What is expected: Return the number of lines that contain the word "code", and return nothing else.

##############################

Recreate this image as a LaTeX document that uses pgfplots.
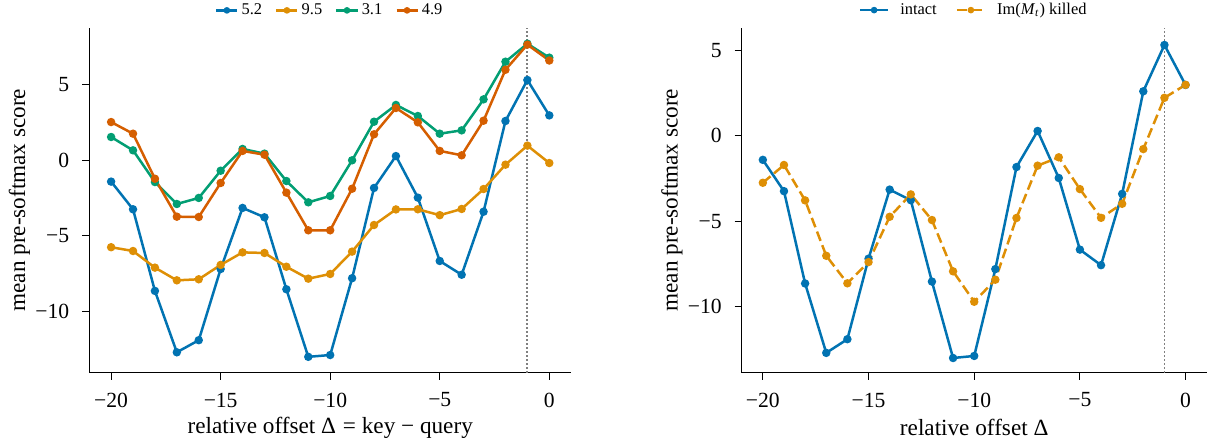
\documentclass[border=0pt]{standalone}
\usepackage{fontspec}
\setmainfont{Liberation Serif}
\usepackage{pgfplots}
\pgfplotsset{compat=1.18}

\definecolor{cbblue}{HTML}{0173B2}
\definecolor{cborange}{HTML}{DE8F05}
\definecolor{cbgreen}{HTML}{029E73}
\definecolor{cbred}{HTML}{D55E00}

\pgfplotsset{
  panel/.style={
    scale only axis,
    height=172.5pt,
    axis x line*=bottom, axis y line*=left,
    axis line style={line width=0.6pt},
    tick align=outside, major tick length=3.5pt,
    tick style={line width=0.6pt, black},
    xmin=-21, xmax=1,
    xtick={-20,-15,-10,-5,0},
    xticklabels={−20,−15,−10,−5,0},
    ticklabel style={font=\fontsize{10.8}{12}\selectfont},
    xticklabel style={yshift=-3pt},
    yticklabel style={xshift=-3pt},
    every axis x label/.style={at={(axis description cs:0.5,0)}, yshift=-27.6pt, anchor=center,
      font=\fontsize{11.6}{14}\selectfont},
    every axis y label/.style={at={(axis description cs:0,0.5)}, xshift=-34.9pt, rotate=90, anchor=center,
      font=\fontsize{11.6}{14}\selectfont},
    legend style={at={(0.5,1.0)}, anchor=south, draw=none, fill=none, yshift=1pt,
      font=\fontsize{8.2}{10}\selectfont,
      nodes={inner xsep=1.5pt}},
    legend cell align=left,
    every axis plot/.append style={line width=1.25pt, mark=*, mark size=1.45pt},
  },
  leftleg/.style={
    legend style={/tikz/every even column/.append style={column sep=5pt}},
    legend image code/.code={\draw[mark repeat=2,mark phase=2,#1,mark size=1pt] plot coordinates {(0cm,0cm) (0.185cm,0cm) (0.37cm,0cm)};},
  },
  rightleg/.style={
    legend style={/tikz/every even column/.append style={column sep=8pt},
      /tikz/every odd column/.append style={column sep=4pt}},
    legend image code/.code={\draw[mark repeat=2,mark phase=2,#1,mark size=1pt] plot coordinates {(0cm,0cm) (0.245cm,0cm) (0.49cm,0cm)};},
  },
  vline/.style={gray, dash pattern=on 0.9pt off 1.1pt, line width=0.9pt, mark=none, forget plot},
}

\begin{document}
\begin{tikzpicture}
\path[use as bounding box] (-44.6pt,-33.65pt) rectangle (559.4pt,186.35pt);

\begin{axis}[panel, leftleg, at={(0,0)}, anchor=south west, width=241pt,
  ymin=-14.05, ymax=8.77,
  ytick={-10,-5,0,5}, yticklabels={−10,−5,0,5},
  ylabel={mean pre-softmax score},
  xlabel={relative offset Δ\hspace{0.05em} = key − query},
  legend columns=4]
\addplot[vline] coordinates {(-1,-14.05) (-1,8.77)};
\addplot[cbblue, mark options={fill=cbblue}] coordinates {
(-20,-1.41) (-19,-3.24) (-18,-8.64) (-17,-12.7) (-16,-11.9) (-15,-7.19) (-14,-3.15)
(-13,-3.77) (-12,-8.53) (-11,-13.0) (-10,-12.88) (-9,-7.8) (-8,-1.83) (-7,0.28)
(-6,-2.47) (-5,-6.66) (-4,-7.57) (-3,-3.4) (-2,2.6) (-1,5.31) (0,2.97)};
\addlegendentry{5.2}
\addplot[cborange, mark options={fill=cborange}] coordinates {
(-20,-5.75) (-19,-6.0) (-18,-7.1) (-17,-7.94) (-16,-7.87) (-15,-6.92) (-14,-6.09)
(-13,-6.13) (-12,-7.04) (-11,-7.83) (-10,-7.52) (-9,-6.04) (-8,-4.28) (-7,-3.25)
(-6,-3.24) (-5,-3.63) (-4,-3.22) (-3,-1.9) (-2,-0.29) (-1,0.97) (0,-0.18)};
\addlegendentry{9.5}
\addplot[cbgreen, mark options={fill=cbgreen}] coordinates {
(-20,1.54) (-19,0.66) (-18,-1.44) (-17,-2.89) (-16,-2.49) (-15,-0.69) (-14,0.75)
(-13,0.44) (-12,-1.37) (-11,-2.78) (-10,-2.36) (-9,0.0) (-8,2.55) (-7,3.66)
(-6,2.93) (-5,1.76) (-4,1.98) (-3,4.03) (-2,6.52) (-1,7.71) (0,6.79)};
\addlegendentry{3.1}
\addplot[cbred, mark options={fill=cbred}] coordinates {
(-20,2.53) (-19,1.76) (-18,-1.22) (-17,-3.73) (-16,-3.75) (-15,-1.5) (-14,0.62)
(-13,0.37) (-12,-2.14) (-11,-4.63) (-10,-4.63) (-9,-1.88) (-8,1.72) (-7,3.46)
(-6,2.51) (-5,0.62) (-4,0.33) (-3,2.62) (-2,5.99) (-1,7.65) (0,6.6)};
\addlegendentry{4.9}
\end{axis}

\begin{axis}[panel, rightleg, at={(326.25pt,0)}, anchor=south west, width=232.5pt,
  ymin=-13.86, ymax=6.32,
  ytick={-10,-5,0,5}, yticklabels={−10,−5,0,5},
  ylabel={mean pre-softmax score},
  xlabel={relative offset Δ},
  legend columns=2]
\addplot[vline] coordinates {(-1,-13.86) (-1,6.32)};
\addplot[cbblue, mark options={fill=cbblue}] coordinates {
(-20,-1.41) (-19,-3.24) (-18,-8.64) (-17,-12.7) (-16,-11.9) (-15,-7.19) (-14,-3.15)
(-13,-3.77) (-12,-8.53) (-11,-13.0) (-10,-12.88) (-9,-7.8) (-8,-1.83) (-7,0.28)
(-6,-2.47) (-5,-6.66) (-4,-7.57) (-3,-3.4) (-2,2.6) (-1,5.31) (0,2.97)};
\addlegendentry{intact}
\addplot[cborange, dash pattern=on 5pt off 2.3pt, mark options={fill=cborange, solid}] coordinates {
(-20,-2.75) (-19,-1.71) (-18,-3.78) (-17,-7.02) (-16,-8.63) (-15,-7.39) (-14,-4.74)
(-13,-3.43) (-12,-4.93) (-11,-7.93) (-10,-9.71) (-9,-8.42) (-8,-4.81) (-7,-1.75)
(-6,-1.26) (-5,-3.12) (-4,-4.8) (-3,-3.98) (-2,-0.78) (-1,2.22) (0,2.98)};
\addlegendentry{Im(\textit{M}\textsubscript{\textit{t}}) killed}
\end{axis}
\end{tikzpicture}
\end{document}
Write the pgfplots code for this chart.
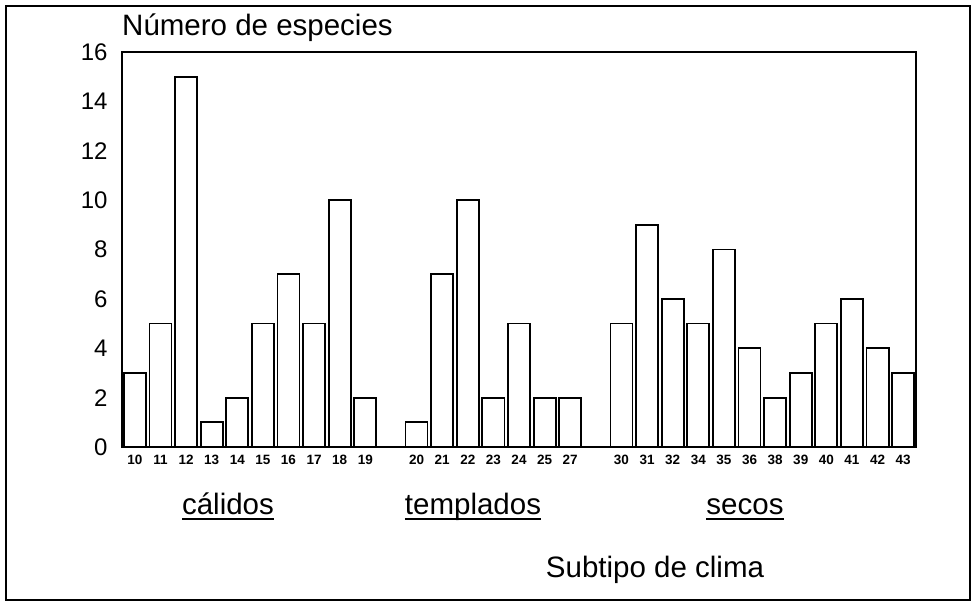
\documentclass[border=0pt]{standalone}
\usepackage{fontspec}
\setmainfont{Liberation Sans}
\usepackage{pgfplots}
\pgfplotsset{compat=1.18}
\newlength\ulw
\newcommand\ul[1]{\settowidth\ulw{#1}\rlap{\rule[-5.5pt]{\ulw}{2.4pt}}#1}
\begin{document}
\begin{tikzpicture}[x=1pt,y=1pt]
\path (0,0) rectangle (973,607);
\draw[line width=1.4pt] (6,7) rectangle (970,601);
\begin{axis}[
  at={(122pt,160pt)}, anchor=south west,
  scale only axis, width=794pt, height=395pt,
  xmin=-0.5, xmax=30.5, ymin=0, ymax=16,
  ybar, bar width=0.86,
  axis line style={line width=1.6pt},
  major tick length=0pt,
  ytick={0,2,4,6,8,10,12,14,16},
  yticklabels={0,2,4,6,8,10,12,14,16},
  xtick={0,1,2,3,4,5,6,7,8,9,11,12,13,14,15,16,17,19,20,21,22,23,24,25,26,27,28,29,30},
  xticklabels={10,11,12,13,14,15,16,17,18,19,20,21,22,23,24,25,27,30,31,32,34,35,36,38,39,40,41,42,43},
  every y tick label/.append style={font=\fontsize{24}{26}\selectfont, xshift=-11pt},
  every x tick label/.append style={font=\bfseries\fontsize{13.5}{14}\selectfont, yshift=-5pt},
]
\addplot[fill=white, draw=black, line width=1.8pt] coordinates {
(0,3) (1,5) (2,15) (3,1) (4,2) (5,5) (6,7) (7,5) (8,10) (9,2)
(11,1) (12,7) (13,10) (14,2) (15,5) (16,2) (17,2)
(19,5) (20,9) (21,6) (22,5) (23,8) (24,4) (25,2) (26,3) (27,5) (28,6) (29,4) (30,3)
};
\end{axis}
\node[anchor=base west, font=\fontsize{29.5}{32}\selectfont, inner sep=0] at (122,571) {Número de especies};
\node[anchor=base, font=\fontsize{29.5}{32}\selectfont, inner sep=0] at (228,92) {\ul{cálidos}};
\node[anchor=base, font=\fontsize{29.5}{32}\selectfont, inner sep=0] at (473,92) {\ul{templados}};
\node[anchor=base, font=\fontsize{29.5}{32}\selectfont, inner sep=0] at (745,92) {\ul{secos}};
\node[anchor=base, font=\fontsize{29.5}{32}\selectfont, inner sep=0] at (655,30) {Subtipo de clima};
\end{tikzpicture}
\end{document}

##############################

The solution: 3